At a Glance
- Ethereum’s 3-day chart shows a MACD golden cross plus 9/21 MA crossover that preceded prior rallies of 51%-89%
- ETH trades at $3,140 with $22B daily volume, fluctuating between $2,600-$3,350 for two months
- Analysts eye $3,200 breakout as gateway to $3,300-$4,000 range
- Why it matters: Historical pattern suggests potential for significant price gains if current setup repeats
Ethereum is flashing a technical signal that has preceded major price rallies in recent cycles. The 3-day chart now displays both a MACD golden cross and a 9/21 moving average crossover, a combination that has triggered substantial gains three times since 2024.
Familiar Pattern Emerges
The current setup mirrors conditions that led to impressive rallies:
- September 2024: 61% gain
- April 2025: 51% gain
- July 2025: 89% gain
Each rally began after the MACD turned positive, followed by the short-term moving average crossing above the longer one. The pattern started forming on December 18, 2025, with the crossover now confirmed and MACD momentum heading higher.

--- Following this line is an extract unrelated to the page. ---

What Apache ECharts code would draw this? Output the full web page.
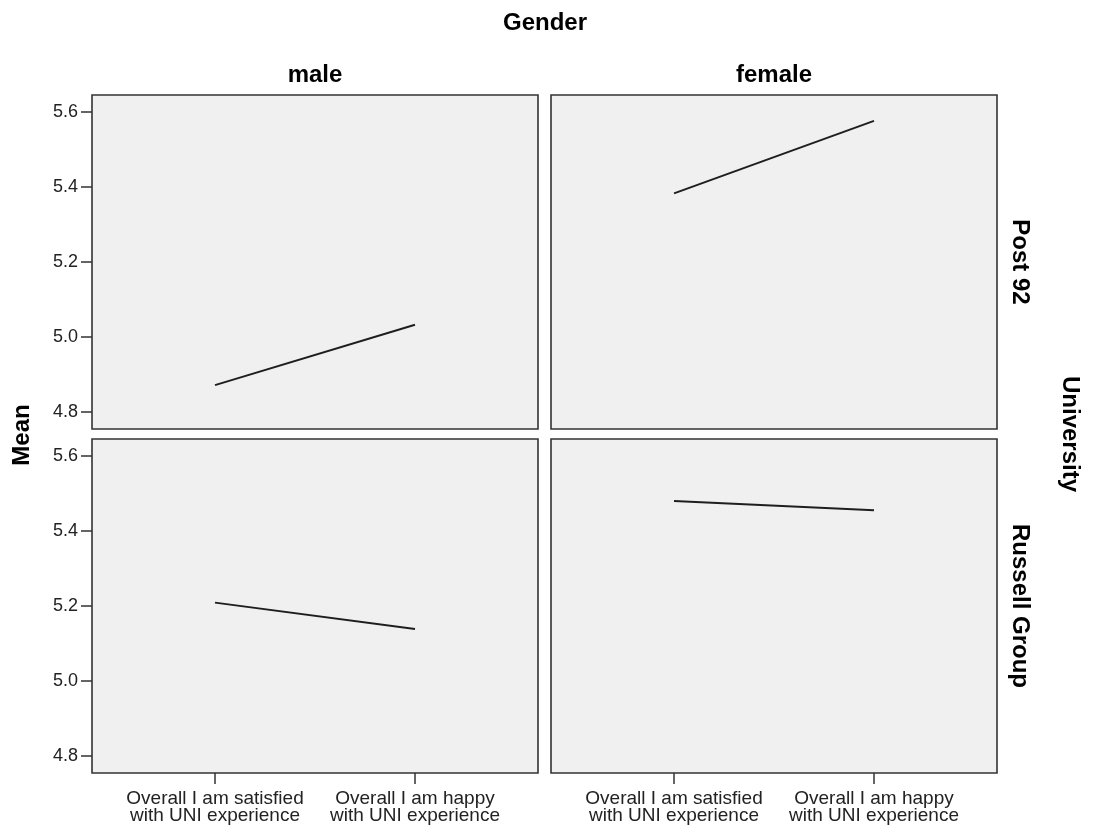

“On the 3-day chart for $ETH,” noted Lark Davis on January 12, 2026. “The last 3 times we got a MACD golden cross followed by the 9/21 MA golden cross, ETH delivered face-melting gains. A similar setup is forming again.”
Current Price Action
ETH trades near $3,140 with daily volume reaching $22 billion. While up slightly on the day, the cryptocurrency remains 3% lower over the past week. The price has oscillated between $2,600 and $3,350 throughout the previous two months.
Key levels traders are monitoring:
- Resistance: $3,200 breakout could open path to $3,300-$4,000
- Support: Major short-term support sits around $3,000
CPI data released today is expected to increase volatility. CW8900 highlighted that ETH “still has CME gap around 3k,” suggesting this level could act as a magnet short-term. Lennaert Snyder outlined potential trades for both directions based on price reactions to $3,170 and $3,060 levels.
ETH/BTC Rotation Gains Momentum
Ethereum’s performance relative to Bitcoin is drawing attention from analysts. Alex Wacy’s chart shows ETH/BTC breaking out of a multi-year downtrend similar to the 2015-2018 pattern that preceded a major ETH surge.
The ETH/BTC ratio currently sits at 0.0343, with chart analysis pointing toward a potential move to 0.15 if the breakout sustains. Wacy characterized this as “the biggest $ETH rotation in 8 years,” noting it “tests patience, not intelligence.”
The current market structure includes significantly more capital and larger institutional players compared to the 2015-2018 cycle, potentially amplifying any sustained rotation.
Institutional Outlook
Standard Chartered has revised its long-term Ethereum projections upward. The bank now targets:
- $30,000 by 2029
- $40,000 by 2030
Kyledoops shared these projections while clarifying they represent long-term views based on Ethereum’s role in on-chain finance rather than short-term trading calls or cycle timing predictions.
The bullish technical setup combined with increasing institutional adoption creates a compelling narrative for Ethereum’s potential trajectory, though past performance doesn’t guarantee future results.
Key Takeaways
Ethereum’s chart pattern has historically preceded significant rallies, with the most recent similar setup in July 2025 leading to an 89% gain. The current technical alignment, combined with ETH/BTC rotation momentum and institutional price targets, suggests potential for substantial moves if key resistance levels break.
Traders should monitor the $3,200 level closely, as a sustained break above this resistance could accelerate momentum toward the $3,300-$4,000 range. The $3,000 support level remains critical for maintaining the current bullish structure.